The school prided itself on amicable relationships among students and faculty, but in time it was torn by quarrels, along with the country. In December 1859, pro-Southern students marched to condemn “John Brown, The Horse Thief, Murderer, and Martyr,” and burned effigies of Northern political leaders on front campus. The town was split, given its longstanding ties to the South — the Potter family of Savannah slaveholders, for example, summered at Prospect House, next to campus. John H. Potter 1863 grew up in Princeton, died fighting for the Confederacy (“gentle as a woman, he was brave as a lion”), then was brought home to be buried in Princeton Cemetery.

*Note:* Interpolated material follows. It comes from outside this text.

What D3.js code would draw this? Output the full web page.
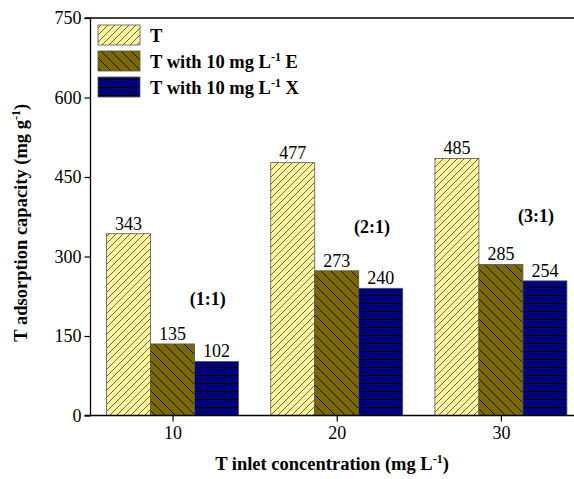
<!DOCTYPE html>
<html><head><meta charset="utf-8">
<script src="https://cdn.jsdelivr.net/npm/d3@7"></script>
<style>body{margin:0;background:#fff}svg{display:block}</style>
</head><body>
<svg id="c" width="574" height="479"></svg>
<script>
const concentrations = [10, 20, 30];
const seriesNames = ["T", "T with 10 mg L-1 E", "T with 10 mg L-1 X"];
const valuesT = [343, 477, 485];
const valuesE = [135, 273, 285];
const valuesX = [102, 240, 254];
const ratioLabels = ["(1:1)", "(2:1)", "(3:1)"];
const ratioYs = [208, 344, 365];
const yTicks = [0, 150, 300, 450, 600, 750];

const svg = d3.select("#c");
const L = 90.5, R = 583, T = 18, B = 415.5;
const x = d3.scaleLinear().domain([5, 35]).range([L, R]);
const y = d3.scaleLinear().domain([0, 750]).range([B, T]);
const barW = 2.68; // data units
const serif = "'Liberation Serif','Times New Roman',serif";

const defs = svg.append("defs");
function pat(id, bg, w, h, lines, stroke, sw) {
  const p = defs.append("pattern").attr("id", id).attr("patternUnits", "userSpaceOnUse")
    .attr("width", w).attr("height", h);
  p.append("rect").attr("width", w).attr("height", h).attr("fill", bg);
  lines.forEach(l => p.append("line").attr("x1", l[0]).attr("y1", l[1]).attr("x2", l[2]).attr("y2", l[3])
    .attr("stroke", stroke).attr("stroke-width", sw));
}
pat("pT", "#FFF4A3", 7, 7, [[0,7,7,0],[-1,1,1,-1],[6,8,8,6]], "#6b6330", 1);
pat("pE", "#7A6900", 10, 10, [[0,0,10,10],[-1,9,1,11],[9,-1,11,1]], "#1a1500", 1);
pat("pX", "#00007A", 8, 8, [[0,7.5,8,7.5]], "#000000", 1);

const series = [
  {name: seriesNames[0], vals: valuesT, fill: "url(#pT)", off: -1},
  {name: seriesNames[1], vals: valuesE, fill: "url(#pE)", off: 0},
  {name: seriesNames[2], vals: valuesX, fill: "url(#pX)", off: 1}
];

const g = svg.append("g");
series.forEach(s => {
  concentrations.forEach((c, i) => {
    const x0 = x(c + s.off * barW - barW / 2), x1 = x(c + s.off * barW + barW / 2);
    g.append("rect").attr("x", x0).attr("y", y(s.vals[i])).attr("width", x1 - x0)
      .attr("height", y(0) - y(s.vals[i])).attr("fill", s.fill)
      .attr("stroke", "#555").attr("stroke-width", 0.8);
    g.append("text").attr("x", (x0 + x1) / 2).attr("y", y(s.vals[i]) - 4)
      .attr("text-anchor", "middle").attr("font-family", serif).attr("font-size", 18)
      .text(s.vals[i]);
  });
});

// ratio labels
concentrations.forEach((c, i) => {
  g.append("text").attr("x", x(c + 0.8 * barW)).attr("y", y(ratioYs[i]))
    .attr("text-anchor", "middle").attr("font-family", serif).attr("font-weight", "bold")
    .attr("font-size", 18).text(ratioLabels[i]);
});

// frame
svg.append("line").attr("x1", L).attr("x2", 574).attr("y1", T).attr("y2", T).attr("stroke", "#000").attr("stroke-width", 1.3);

// axes
const ya = svg.append("g").attr("transform", `translate(${L},0)`)
  .call(d3.axisLeft(y).tickValues(yTicks).tickSize(6).tickPadding(3));
const xa = svg.append("g").attr("transform", `translate(0,${B})`)
  .call(d3.axisBottom(x).tickValues(concentrations).tickSize(6).tickPadding(5));
[ya, xa].forEach(a => {
  a.select(".domain").attr("stroke-width", 1.3);
  a.selectAll("text").attr("font-family", serif).attr("font-size", 18).attr("fill", "#000");
  a.selectAll(".tick line").attr("stroke-width", 1.2);
});
xa.select(".domain").attr("d", `M${L},0H574`);
ya.select(".domain").attr("d", `M-6,${T}H0V${B}H-6`);

// axis titles
const xt = svg.append("text").attr("x", 332).attr("y", 470).attr("text-anchor", "middle")
  .attr("font-family", serif).attr("font-weight", "bold").attr("font-size", 18.5);
xt.append("tspan").text("T inlet concentration (mg L");
xt.append("tspan").attr("dy", -7).attr("font-size", 12).text("-1");
xt.append("tspan").attr("dy", 7).text(")");

const yt = svg.append("text").attr("transform", `translate(27,${(T + B) / 2 + 6}) rotate(-90)`)
  .attr("text-anchor", "middle").attr("font-family", serif).attr("font-weight", "bold").attr("font-size", 18.5);
yt.append("tspan").text("T adsorption capacity (mg g");
yt.append("tspan").attr("dy", -7).attr("font-size", 12).text("-1");
yt.append("tspan").attr("dy", 7).text(")");

// legend
const lg = svg.append("g");
series.forEach((s, i) => {
  const yy = 25 + i * 26;
  lg.append("rect").attr("x", 98).attr("y", yy).attr("width", 42).attr("height", 20)
    .attr("fill", s.fill).attr("stroke", "#555").attr("stroke-width", 0.8);
  const t = lg.append("text").attr("x", 150).attr("y", yy + 17).attr("font-family", serif)
    .attr("font-weight", "bold").attr("font-size", 18.5);
  if (i === 0) { t.text("T"); }
  else {
    t.append("tspan").text("T with 10 mg L");
    t.append("tspan").attr("dy", -7).attr("font-size", 12).text("-1");
    t.append("tspan").attr("dy", 7).text(i === 1 ? " E" : " X");
  }
});
</script>
</body></html>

During the long buildup to war, alumni in the South defended what John C. Calhoun called the “peculiar institution” of keeping humans in chains. In Norfolk, Va., the Rev. George Armstrong 1832 wrote The Christian Doctrine of Slavery in 1857, arguing that slaves enjoyed better protections against capitalist exploitation by the rich than did poor whites in the North — notwithstanding, yes, “some deprivation of personal liberty.”
Views were hardening. In his youth, Georgia Supreme Court justice Joseph Lumpkin 1819 joined the back-to-Africa American Colonization Society, in which Princetonians played leading roles, but later he condemned emancipation and equated black people with the biblical “Tribe of Ham,” marked for servitude. Abolitionists were “fiends,” and “humanism, which has so pervaded and poisoned the northern mind,” inevitably would yield “a sea of fratricidal blood.”

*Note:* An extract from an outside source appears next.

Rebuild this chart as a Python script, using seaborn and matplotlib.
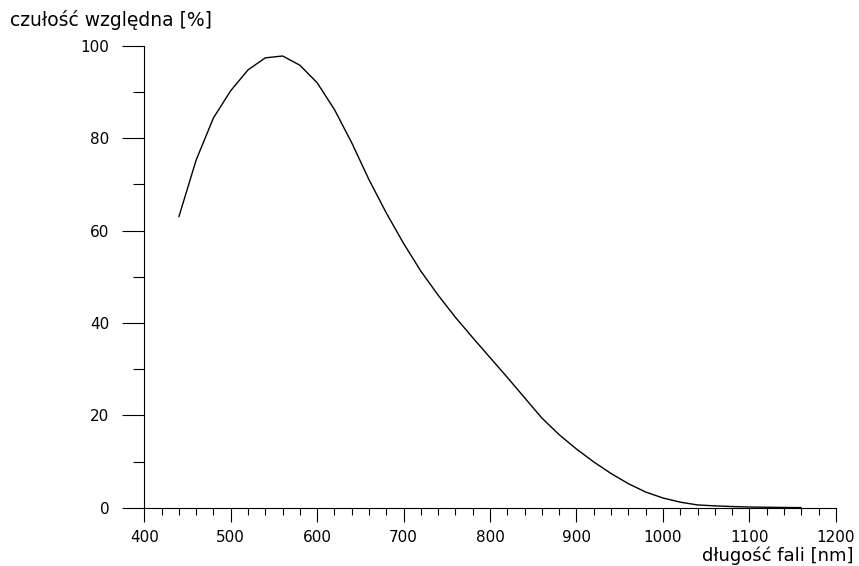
import numpy as np
import pandas as pd
import seaborn as sns
import matplotlib.pyplot as plt
from matplotlib.ticker import MultipleLocator

# dane
dlugosc_fali = [440, 460, 480, 500, 520, 540, 560, 580, 600, 620, 640, 660, 680,
                700, 720, 740, 760, 780, 800, 820, 840, 860, 880, 900, 920, 940,
                960, 980, 1000, 1020, 1040, 1060, 1080, 1100, 1120, 1140, 1160]
czulosc = [63.0, 75.3, 84.4, 90.3, 94.8, 97.4, 97.8, 95.8, 92.0, 86.2, 79.0, 71.0, 63.8,
           57.2, 51.2, 46.0, 41.2, 36.8, 32.5, 28.2, 23.8, 19.4, 15.8, 12.7, 9.9, 7.4,
           5.2, 3.4, 2.1, 1.2, 0.6, 0.4, 0.25, 0.15, 0.1, 0.05, 0.02]

df = pd.DataFrame({"nm": dlugosc_fali, "czulosc": czulosc})

sns.set_style("ticks")
plt.rcParams['font.family'] = ['DejaVu Sans']
plt.rcParams['text.color'] = 'black'
plt.rcParams['xtick.color'] = 'black'
plt.rcParams['ytick.color'] = 'black'

fig = plt.figure(figsize=(8.59, 5.66), dpi=100)
ax = fig.add_axes([0.168, 0.103, 0.805, 0.816])

sns.lineplot(data=df, x="nm", y="czulosc", ax=ax, color="black", linewidth=1.0)

ax.set_xlim(400, 1200)
ax.set_ylim(0, 100)
ax.xaxis.set_major_locator(MultipleLocator(100))
ax.xaxis.set_minor_locator(MultipleLocator(20))
ax.yaxis.set_major_locator(MultipleLocator(20))
ax.yaxis.set_minor_locator(MultipleLocator(10))

ax.tick_params(axis="y", which="major", length=16, width=0.8, pad=9, labelsize=11)
ax.tick_params(axis="y", which="minor", length=8, width=0.8)
ax.tick_params(axis="x", which="major", length=10, width=0.8, pad=6, labelsize=11)
ax.tick_params(axis="x", which="minor", length=5, width=0.8)

sns.despine(ax=ax)
for s in ["left", "bottom"]:
    ax.spines[s].set_linewidth(0.8)
    ax.spines[s].set_color("black")

ax.set_xlabel("")
ax.set_ylabel("")
fig.text(10 / 859, 1 - 26 / 566, "czułość względna [%]", fontsize=13.5, ha="left", va="baseline")
fig.text(853 / 859, 1 - 561 / 566, "długość fali [nm]", fontsize=13, ha="right", va="baseline")

fig.savefig("out.png", dpi=100)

Several vociferous champions of slavery attended Princeton. James McDowell 1816, soon to be governor of Virginia, gave an alumni oration in 1838 that called abolitionism “destructive and mad philanthropy” that threatened to bring “a strife and a woe that may bury us all.” Its followers, he said, fomented bloody slave revolts. So popular was his florid lecture that a local printer made copies to sell to students, and it was quoted approvingly in Southern newspapers.
Fellow Virginia student Abel Upshur was expelled for participating in the Riot of 1807, a rebellion against a strict college administration. Later he became U.S. secretary of state, calling slavery “a great positive good, to be carefully protected and preserved,” and spearheading the annexation of Texas as a huge new slave state — until he was blown up by an exploding cannon on the U.S.S. Princeton in 1844.
In the following decade, U.S. Supreme Court justice James Wayne 1808 concurred in the Dred Scott decision that claimed black Americans had “no rights which the white man was bound to respect” — an inflammatory ruling that pushed the nation toward conflict. Alfred Iverson 1820 of Georgia, one of a remarkable 22 antebellum Southern U.S. senators educated at Princeton, gave ferocious speeches threatening secession.
To the horror of white Southerners, Abraham Lincoln won the bitter four-way presidential election of 1860. New Jersey leaned conservative, and became the only free state that Lincoln lost; he received 44 percent of the vote in the town of Princeton, compared to 56 percent for the two Democrats. One of these was pro-slavery candidate John C. Breckinridge, a Kentuckian who had prepared for law school with six months of graduate study in Nassau Hall and represented the Southern wing of the split Democratic party. An able speaker in pro-Southern Whig Hall, Breckinridge had deep Princeton connections: He was the great-grandson of John Witherspoon and grandson of Samuel Stanhope Smith, presidents of the College. Later he served the Confederacy as a major general and secretary of war.
On campus, the graduating Class of 1861 smoked a “pipe of peace” at the big cannon in May, then milled about at the east end of Nassau Hall saying fond farewells — friends who would meet again on battlefields (of 119 in the class, at least 10 would not survive the war). Relatively few Southerners remained after a mass exodus the previous winter, when the secession of seven Deep South states sent many hurrying home. The College was facing the greatest crisis in its history. “Her resources were crippled, her interests divided,” faculty historian William M. Sloane later would write, and faced “utter shipwreck in that dark hour.”
Fearful of alienating Southern sympathizers who remained — including a vocal New York City contingent — College authorities discouraged patriotic demonstrations. When students hoisted an American flag atop Nassau Hall right after Fort Sumter, it quickly was hauled down (though later raised again). When three undergraduates ducked a pro-Southern classmate from Brooklyn under the campus pump to “wash the suds of secession” off, they instantly were expelled. Newspapers blasted Princeton for being unpatriotic.